Men are expected to remove their hats on entering a house of worship, and especially during prayer. Women are exempt from this rule.

  1. Can you wear a hat to a wedding?

It’s common for men to sport hats to spring and summer weddings, and to wear a top hat for white tie events. At those most formal events, the gentleman must remove his hat. At a less formal wedding – especially an outdoor affair – it may be acceptable to wear the hat throughout the program.  

  1. Can you wear a hat to a funeral?

A dark colored hat is appropriate for a funeral - even fitting. The same general indoor rule applies, particularly while in a house of worship, for the wake or other funeral ceremonies.

  1. Can you wear a hat on a plane?

Yes, wearing a hat on public transportation is fine. In fact, many people choose to wear their hat rather than take a gamble on stowing it overhead or in a bag and risk damage.

  1. Can you wear a hat for business casual?
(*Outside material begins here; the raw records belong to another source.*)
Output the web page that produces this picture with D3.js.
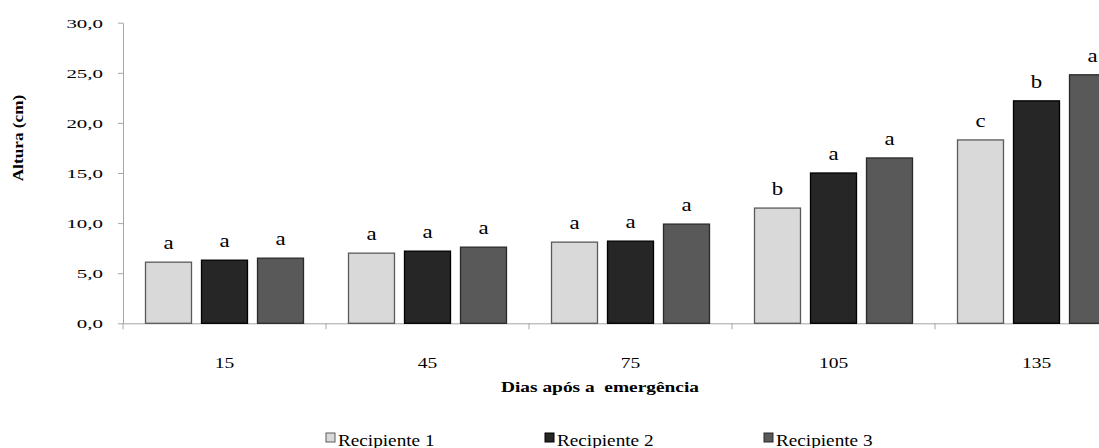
<!DOCTYPE html>
<html>
<head>
<meta charset="utf-8">
<script src="https://cdn.jsdelivr.net/npm/d3@7/dist/d3.min.js"></script>
<style>
  html, body { margin: 0; padding: 0; background: #fff; }
  svg { display: block; }
  svg text { font-family: "Liberation Serif", "Times New Roman", serif; }
</style>
</head>
<body>
<svg id="chart" width="1099" height="448"></svg>
<script>
// Plant height (cm) by days after emergence, for three container types
const days = ["15", "45", "75", "105", "135"];
const series = ["Recipiente 1", "Recipiente 2", "Recipiente 3"];
const recipiente1 = [6.1, 7.0, 8.1, 11.5, 18.3];
const recipiente2 = [6.3, 7.2, 8.2, 15.0, 22.2];
const recipiente3 = [6.5, 7.6, 9.9, 16.5, 24.8];
// Tukey letters shown above each bar
const letters1 = ["a", "a", "a", "b", "c"];
const letters2 = ["a", "a", "a", "a", "b"];
const letters3 = ["a", "a", "a", "a", "a"];
const yTicks = [0, 5, 10, 15, 20, 25, 30];

(function () {
  const values = [recipiente1, recipiente2, recipiente3];
  const letters = [letters1, letters2, letters3];
  const fills = ["#d9d9d9", "#262626", "#595959"];
  const strokes = ["#5a5a5a", "#000000", "#2a2a2a"];
  const serif = "Liberation Serif, Times New Roman, serif";

  const svg = d3.select("#chart");

  const plotLeft = 123, plotTop = 22.7, plotBottom = 323.3, catStep = 203;

  const x0 = d3.scaleBand().domain(days).range([plotLeft, plotLeft + catStep * days.length]).padding(0);
  const x1 = d3.scaleBand().domain(series).range([0, x0.bandwidth()])
    .paddingInner(10 / 56).paddingOuter(0.4018);
  const y = d3.scaleLinear().domain([0, 30]).range([plotBottom, plotTop]);

  // widen glyphs horizontally by a factor
  function stretch(sel, k) {
    sel.each(function () {
      const w = this.getComputedTextLength();
      d3.select(this).attr("textLength", w * k).attr("lengthAdjust", "spacingAndGlyphs");
    });
  }

  // y axis
  const yAxis = svg.append("g")
    .attr("transform", `translate(${plotLeft},0)`)
    .call(d3.axisLeft(y).tickValues(yTicks).tickSize(5).tickSizeOuter(0)
      .tickFormat(d => d3.format(".1f")(d).replace(".", ",")));
  yAxis.attr("font-family", serif);
  yAxis.select(".domain").attr("stroke", "#a6a6a6");
  yAxis.selectAll(".tick line").attr("stroke", "#a6a6a6");
  yAxis.selectAll(".tick text")
    .attr("x", -20).attr("dy", "0.34em")
    .attr("font-family", serif).attr("font-size", 13.5).attr("fill", "#000")
    .call(stretch, 1.55);

  // x axis line and category labels
  const xAxis = svg.append("g").attr("transform", `translate(0,${plotBottom})`)
    .call(d3.axisBottom(x0).tickSize(0).tickSizeOuter(0));
  xAxis.attr("font-family", serif);
  xAxis.select(".domain").attr("stroke", "#a6a6a6");
  xAxis.selectAll(".tick text")
    .attr("y", 34)
    .attr("font-family", serif).attr("font-size", 15).attr("fill", "#000")
    .call(stretch, 1.3);

  // tick marks between categories
  const bounds = days.map(d => x0(d)).concat([x0(days[days.length - 1]) + x0.bandwidth()]);
  svg.append("g").selectAll("line").data(bounds).join("line")
    .attr("x1", d => d).attr("x2", d => d)
    .attr("y1", plotBottom).attr("y2", plotBottom + 6)
    .attr("stroke", "#a6a6a6");

  // bars and letters
  const groups = svg.append("g").selectAll("g").data(series).join("g");
  groups.each(function (s, si) {
    const g = d3.select(this);
    g.selectAll("rect").data(values[si]).join("rect")
      .attr("x", (v, i) => x0(days[i]) + x1(s))
      .attr("y", v => y(v))
      .attr("width", x1.bandwidth())
      .attr("height", v => y(0) - y(v))
      .attr("fill", fills[si])
      .attr("stroke", strokes[si])
      .attr("stroke-width", 1.3);
    g.selectAll("text").data(values[si]).join("text")
      .attr("x", (v, i) => x0(days[i]) + x1(s) + x1.bandwidth() / 2)
      .attr("y", v => y(v) - 13)
      .attr("text-anchor", "middle")
      .attr("font-family", serif)
      .attr("font-size", 19).attr("fill", "#000")
      .text((v, i) => letters[si][i])
      .call(stretch, 1.2);
  });

  // axis titles
  svg.append("text")
    .attr("transform", "translate(23,138) rotate(-90)")
    .attr("text-anchor", "middle")
    .attr("font-family", serif)
    .attr("font-weight", "bold").attr("font-size", 15)
    .text("Altura (cm)")
    .call(stretch, 1.15);

  svg.append("text")
    .attr("x", 600).attr("y", 392)
    .attr("text-anchor", "middle")
    .attr("font-family", serif)
    .attr("font-weight", "bold").attr("font-size", 15.5)
    .attr("xml:space", "preserve")
    .text("Dias após a  emergência")
    .call(stretch, 1.25);

  // legend
  const legendX = d3.scalePoint().domain(series).range([326, 764]);
  const leg = svg.append("g").selectAll("g").data(series).join("g")
    .attr("transform", d => `translate(${legendX(d)},433)`);
  leg.append("rect")
    .attr("width", 9).attr("height", 9)
    .attr("fill", (d, i) => fills[i])
    .attr("stroke", (d, i) => strokes[i]).attr("stroke-width", 1);
  leg.append("text")
    .attr("x", 12).attr("y", 13)
    .attr("font-family", serif)
    .attr("font-size", 16).attr("fill", "#000")
    .text(d => d)
    .call(stretch, 1.2);
})();
</script>
</body>
</html>
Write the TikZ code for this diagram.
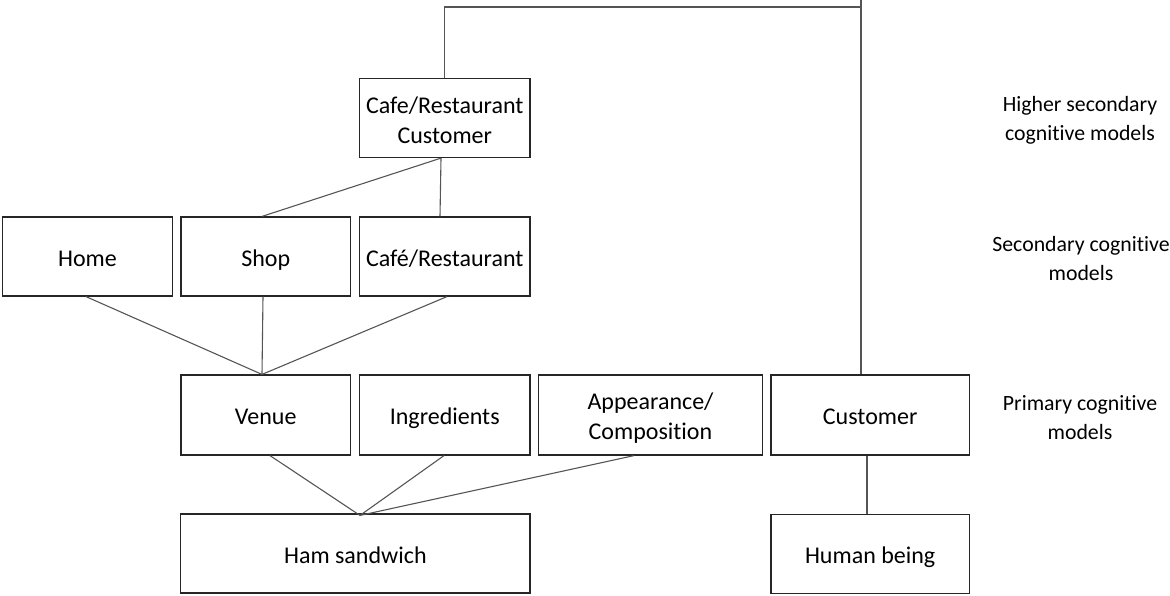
\documentclass[tikz,border=0pt]{standalone}
\usepackage{fontspec}
\setmainfont{Carlito}[Ligatures=NoCommon]
\definecolor{boxline}{HTML}{262626}
\definecolor{conn}{HTML}{555555}
\newcommand{\topstrut}{\rule{0pt}{22pt}}
\begin{document}
\begin{tikzpicture}[x=1pt,y=-1pt,
  box/.style={draw=boxline,line width=1.2pt,align=center,inner sep=0pt,
    minimum height=79pt,font=\fontsize{24}{30}\selectfont},
  one/.style={text height=19pt,text depth=0pt},
  lbl/.style={align=center,inner sep=0pt,font=\fontsize{21.8}{28.5}\selectfont},
  link/.style={draw=conn,line width=1.1pt}]
\useasboundingbox (0,0) rectangle (1170,595);
\node[box,minimum width=170.5pt] (crc) at (444.75,118) {\topstrut Cafe/Restaurant\\Customer};
\node[box,one,minimum width=170pt] (home) at (87.5,256.5) {Home};
\node[box,one,minimum width=169.5pt] (shop) at (265.75,256.5) {Shop};
\node[box,one,minimum width=170.5pt] (cafe) at (444.75,256.5) {Café/Restaurant};
\node[box,one,minimum width=169.5pt,minimum height=80pt] (venue) at (265.75,415) {Venue};
\node[box,one,minimum width=170.5pt,minimum height=80pt] (ingr) at (444.75,415) {Ingredients};
\node[box,minimum width=224.4pt,minimum height=80pt] (appr) at (650.5,415) {\topstrut Appearance/\\Composition};
\node[box,one,minimum width=198.3pt,minimum height=80pt] (cust) at (870.15,415) {Customer};
\node[box,one,minimum width=349.3pt] (ham) at (355.35,553.5) {Ham sandwich};
\node[box,one,minimum width=198.3pt] (human) at (870.15,553.6) {Human being};
\node[lbl] (l1) at (1080,117.5) {\rule{0pt}{21pt}Higher secondary\\cognitive models};
\node[lbl] (l2) at (1081,255.5) {\rule{0pt}{21pt}Secondary cognitive\\models};
\node[lbl] (l3) at (1080,414.5) {\rule{0pt}{21pt}Primary cognitive\\models};
\coordinate (tl) at (444.75,7);
\coordinate (tr) at (861,7);
\coordinate (tt) at (861,0);
\draw[link] (crc.north) -- (tl) -- (tr);
\draw[link] (tt) -- ([xshift=-9.15pt]cust.north);
\draw[link] ([xshift=-3.75pt]crc.south) -- ([xshift=-3.75pt]shop.north);
\draw[link] ([xshift=-3.75pt]crc.south) -- ([xshift=-4.75pt]cafe.north);
\draw[link] ([xshift=-1.5pt]home.south) -- ([xshift=-3.75pt]venue.north);
\draw[link] ([xshift=-2.75pt]shop.south) -- ([xshift=-3.75pt]venue.north);
\draw[link] ([xshift=2.25pt]cafe.south) -- ([xshift=-3.75pt]venue.north);
\draw[link] ([xshift=4.25pt]venue.south) -- ([xshift=4.65pt,yshift=-2pt]ham.north);
\draw[link] ([xshift=-0.75pt]ingr.south) -- ([xshift=4.65pt,yshift=-2pt]ham.north);
\draw[link] ([xshift=-16.5pt]appr.south) -- ([xshift=4.65pt,yshift=-2pt]ham.north);
\draw[link] ([xshift=-3.15pt]cust.south) -- ([xshift=-3.15pt]human.north);
\end{tikzpicture}
\end{document}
Hats are not generally worn in a place of business – but if you are one to accessorize with a bow tie, a bold sock, or a pair of statement cufflinks, go for it! As long as you’re not breaking the office dress code, express yourself! 

  1. Is it rude to wear a hat in a restaurant?

No surprise here: it is considered rude for a gentleman to wear a hat in a restaurant. If you’re seated outside (and it's sunny or hot) or the establishment is informal and hat wearing indoors is the norm, there’s no need to remove it.  

  1. Do men still tip their hats?

Not anymore. Years ago, men tipped their hats to show respect, communicate a salutation like “Hello!”, “Goodbye!”, and “How do you do?”, and extend a courtesy such as “Thank you!” and “Excuse me!”. If the man took his hat off completely, he intended to stop and talk to the man or woman he encountered. 

 Man in red hat tipping his hat in respect

This symbolism is behind the “hats off” meaning too. If someone says, “Hats off to you!” they are sharing praise or admiration. (There are numerous other idioms that involve hats, but that’s a whole ’nother article!)